Anılan Kanunun 9/1 inci maddesinde, mükellefin Türkiye içinde ikametgahının, işyerinin,
kanuni merkezi ve iş merkezinin bulunmaması hallerinde ve gerekli görülen diğer hallerde Maliye
Bakanlığının vergi alacağının emniyet altına alınması amacıyla, vergiye tabi işlemlere taraf olanları
verginin ödenmesinden sorumlu tutabileceği belirtilmiştir.
Konuya ilişkin olarak yayımlanan 15 seri no.lu Katma Değer Vergisi Genel Tebliğinde
"Katma Değer Vergisi Kanununun 1 inci maddesine göre işlemler Türkiye'de yapıldıkları takdirde
vergiye tabi tutulabilecektir. Aynı Kanunun 6/b maddesine göre, Türkiye'de yapılan, değerlendirilen
veya faydalanılan hizmetler Türkiye'de ifa edilmiş sayılacaktır. Yurt dışındaki firmalara yaptırılan
hizmetlerden bu kapsama girenlerin vergiye tabi olacağı açıktır. Bu gibi hizmet ifalarında mükellef
esas olarak yurt dışındaki firma olmakla birlikte, firmanın Türkiye'de ikametgahı, işyeri, kanuni
merkezi ve iş merkezi bulunmaması halinde vergi, sözü edilen Kanunun 9 uncu maddesi gereğince
hizmetten faydalanan yurt içindeki muhatap tarafından bağlı bulunulan vergi dairesine sorumlu
sıfatıyla beyan edilip ödenecektir." denilmektedir.

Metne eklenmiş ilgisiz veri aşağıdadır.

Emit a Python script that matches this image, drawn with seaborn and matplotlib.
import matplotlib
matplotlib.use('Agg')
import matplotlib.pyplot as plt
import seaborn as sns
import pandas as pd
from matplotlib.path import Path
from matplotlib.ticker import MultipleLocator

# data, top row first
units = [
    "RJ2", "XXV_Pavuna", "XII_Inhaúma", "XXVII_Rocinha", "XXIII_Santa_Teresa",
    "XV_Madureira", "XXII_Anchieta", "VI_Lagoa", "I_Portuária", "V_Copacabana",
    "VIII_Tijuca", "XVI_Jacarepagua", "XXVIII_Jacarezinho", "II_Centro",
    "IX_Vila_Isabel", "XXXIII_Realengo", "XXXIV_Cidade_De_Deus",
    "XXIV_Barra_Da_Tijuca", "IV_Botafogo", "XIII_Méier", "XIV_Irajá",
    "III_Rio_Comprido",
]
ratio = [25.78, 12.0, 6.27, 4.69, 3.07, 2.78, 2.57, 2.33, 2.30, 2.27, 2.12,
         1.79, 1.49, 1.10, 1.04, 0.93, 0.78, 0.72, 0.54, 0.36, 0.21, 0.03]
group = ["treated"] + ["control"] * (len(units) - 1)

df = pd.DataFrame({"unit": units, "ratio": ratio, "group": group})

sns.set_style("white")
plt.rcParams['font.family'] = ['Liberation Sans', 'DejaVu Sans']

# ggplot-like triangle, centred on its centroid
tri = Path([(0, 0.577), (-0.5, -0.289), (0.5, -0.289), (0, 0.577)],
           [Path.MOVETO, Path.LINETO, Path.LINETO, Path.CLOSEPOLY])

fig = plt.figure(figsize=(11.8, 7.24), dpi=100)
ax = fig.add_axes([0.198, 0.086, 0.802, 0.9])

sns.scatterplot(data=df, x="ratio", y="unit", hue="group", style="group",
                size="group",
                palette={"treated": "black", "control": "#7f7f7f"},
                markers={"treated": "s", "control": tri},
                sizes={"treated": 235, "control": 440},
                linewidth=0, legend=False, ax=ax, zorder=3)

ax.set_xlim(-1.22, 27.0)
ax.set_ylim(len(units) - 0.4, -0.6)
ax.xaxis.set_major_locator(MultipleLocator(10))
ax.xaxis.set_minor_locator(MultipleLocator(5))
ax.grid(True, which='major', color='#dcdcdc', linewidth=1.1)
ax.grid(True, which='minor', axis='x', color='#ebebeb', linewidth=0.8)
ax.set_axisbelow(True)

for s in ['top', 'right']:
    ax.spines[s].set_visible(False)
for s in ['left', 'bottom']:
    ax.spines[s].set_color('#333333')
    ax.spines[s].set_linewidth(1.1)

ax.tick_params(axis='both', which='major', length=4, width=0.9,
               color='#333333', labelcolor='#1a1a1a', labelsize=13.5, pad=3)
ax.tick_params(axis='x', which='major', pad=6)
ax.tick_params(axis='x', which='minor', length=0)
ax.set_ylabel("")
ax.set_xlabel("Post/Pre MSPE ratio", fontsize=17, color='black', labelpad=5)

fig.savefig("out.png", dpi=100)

Buna göre, basılı ortamda dergi alımlarınız mal ithalatı çerçevesinde katma değer vergisine
tabi olup, hesaplanan katma değer vergisi Gümrük İdaresine ödenecektir.

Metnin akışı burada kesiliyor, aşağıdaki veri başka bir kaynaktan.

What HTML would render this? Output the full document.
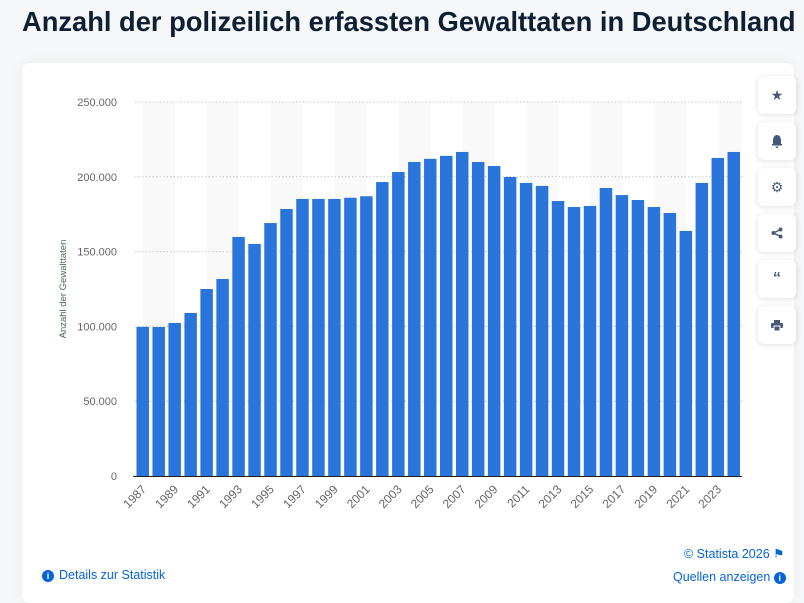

Yurtdışındaki firmalardan internet ortamında sağlanan (sertifika alımı için verilen hizmetler,
elektronik dergi alımı ile süreli yayınlara abonelik) hizmetlerden ise Türkiye'de faydalanılacağından
bu hizmet ithali de katma değer vergisine tabi bulunmakta olup, bu hizmete ilişkin olarak doğan
katma değer vergisinin Kurumunuzca 2 no.lu Katma Değer Vergisi Beyannamesi ile bağlı
bulunduğunuz Vergi Dairesi Müdürlüğüne sorumlu sıfatıyla beyan edilerek ödenmesi
gerekmektedir.
Bilgi edinilmesini arz ederim.
(*) Bu Özelge 213 sayılı Vergi Usul Kanununun 413.maddesine dayanılarak verilmiştir.

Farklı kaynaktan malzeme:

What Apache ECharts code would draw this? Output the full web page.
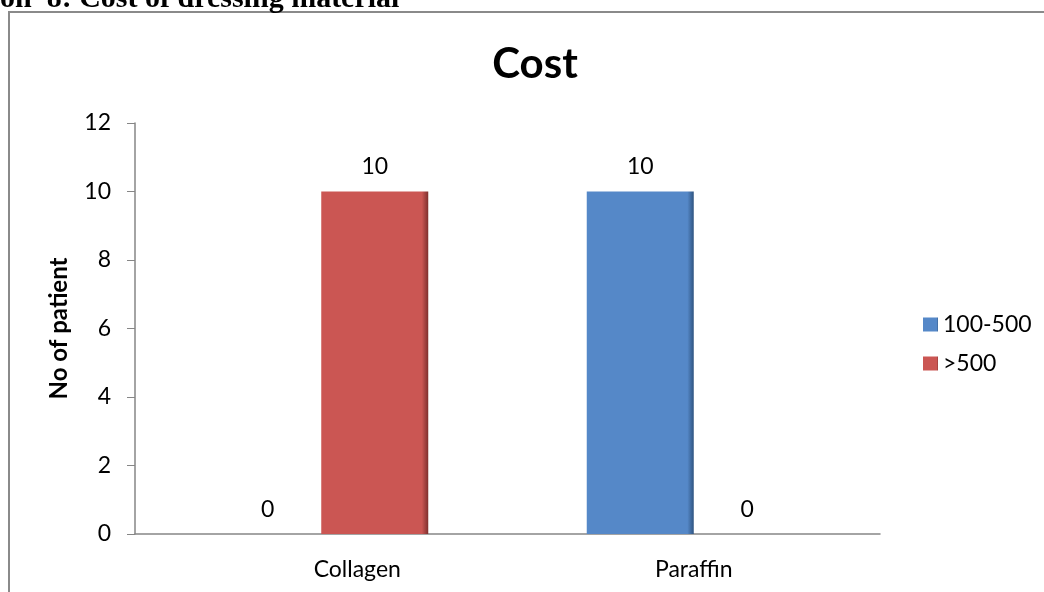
<!DOCTYPE html>
<html>
<head>
<meta charset="utf-8">
<title>Cost</title>
<script src="https://cdn.jsdelivr.net/npm/echarts@6/dist/echarts.min.js"></script>
<style>
    html, body { margin: 0; padding: 0; background: #ffffff; }
    #main { width: 1044px; height: 592px; }
</style>
</head>
<body>
<div id="main"></div>
<script>
// data
var categories = ['Collagen', 'Paraffin'];
var seriesNames = ['100-500', '>500'];
var low = [0, 10];   // 100-500
var high = [10, 0];  // >500
var yTicks = [0, 2, 4, 6, 8, 10, 12];

var font = 'Lato, "Open Sans", sans-serif';

// flat fill with a darker right edge, a bit like the excel bevel
function barColor(main, edge) {
    return new echarts.graphic.LinearGradient(0, 0, 1, 0, [
        { offset: 0, color: main },
        { offset: 0.94, color: main },
        { offset: 1, color: edge }
    ]);
}

window.onload = function() {
    var myChart = echarts.init(document.getElementById('main'));

    var label = {
        show: true,
        position: 'top',
        distance: 13,
        fontFamily: font,
        fontSize: 23,
        color: '#000000'
    };

    var option = {
        backgroundColor: '#FFFFFF',
        animation: false,
        title: {
            text: 'Cost',
            left: 530,
            textAlign: 'center',
            top: 38,
            textStyle: {
                fontFamily: font,
                fontWeight: 'bold',
                fontSize: 42,
                color: '#000000'
            }
        },
        graphic: [{
            type: 'rect',
            shape: { x: 9, y: 12, width: 1100, height: 700 },
            style: { fill: 'none', stroke: '#8a8a8a', lineWidth: 2 },
            silent: true
        }, {
            type: 'text',
            x: 0,
            y: 14,
            style: {
                text: 'on  8: Cost of dressing material',
                font: 'bold 30px "Liberation Serif", "DejaVu Serif", serif',
                verticalAlign: 'bottom',
                fill: '#000000'
            },
            silent: true
        }],
        legend: {
            orient: 'vertical',
            left: 918,
            top: 308,
            itemWidth: 15,
            itemHeight: 14,
            itemGap: 16,
            icon: 'rect',
            data: seriesNames,
            textStyle: {
                fontFamily: font,
                fontSize: 23,
                color: '#000000'
            }
        },
        grid: {
            left: 135,
            right: 164,
            top: 123,
            bottom: 58
        },
        xAxis: {
            type: 'category',
            data: categories,
            axisLine: { lineStyle: { color: '#868686', width: 1.5 } },
            axisTick: { show: false },
            axisLabel: {
                margin: 24,
                fontFamily: font,
                fontSize: 23,
                color: '#000000',
                // the first label sits a little to the right in the original
                formatter: function(value, index) {
                    return index == 0 ? '{s|' + value + '}' : value;
                },
                rich: {
                    s: {
                        fontFamily: font,
                        fontSize: 23,
                        color: '#000000',
                        padding: [0, 0, 0, 72]
                    }
                }
            }
        },
        yAxis: {
            type: 'value',
            min: yTicks[0],
            max: yTicks[yTicks.length - 1],
            interval: 2,
            name: 'No of patient',
            nameLocation: 'middle',
            nameGap: 64,
            nameTextStyle: {
                fontFamily: font,
                fontWeight: 'bold',
                fontSize: 24,
                color: '#000000'
            },
            axisLine: { show: true, lineStyle: { color: '#868686', width: 1.5 } },
            axisTick: { show: true, length: 8, lineStyle: { color: '#868686' } },
            splitLine: { show: false },
            axisLabel: {
                margin: 24,
                fontFamily: font,
                fontSize: 23,
                color: '#000000'
            }
        },
        series: [{
            name: seriesNames[0],
            type: 'bar',
            data: low,
            barWidth: 107,
            barGap: '0%',
            itemStyle: { color: barColor('#5588C8', '#2f5480') },
            label: label
        }, {
            name: seriesNames[1],
            type: 'bar',
            data: high,
            barWidth: 107,
            barGap: '0%',
            itemStyle: { color: barColor('#CB5653', '#7e2f2d') },
            label: label
        }]
    };

    myChart.setOption(option);
}
</script>
</body>
</html>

(**) İnceleme, yargı ya da uzlaşmada olduğu halde bu konuya ilişkin olarak yanlış bilgi verilmiş ise
bu özelge geçersizdir.
(***) Talebiniz üzerine tayin edilmiş olan bu özelgeye uygun işlem yapmanız hâlinde, bu fiilleriniz
dolayısıyla vergi tarh edilmesi icap ederse, tarafınıza vergi cezası kesilmeyecek ve tarh edilen vergi
için gecikme faizi hesaplanmayacaktır.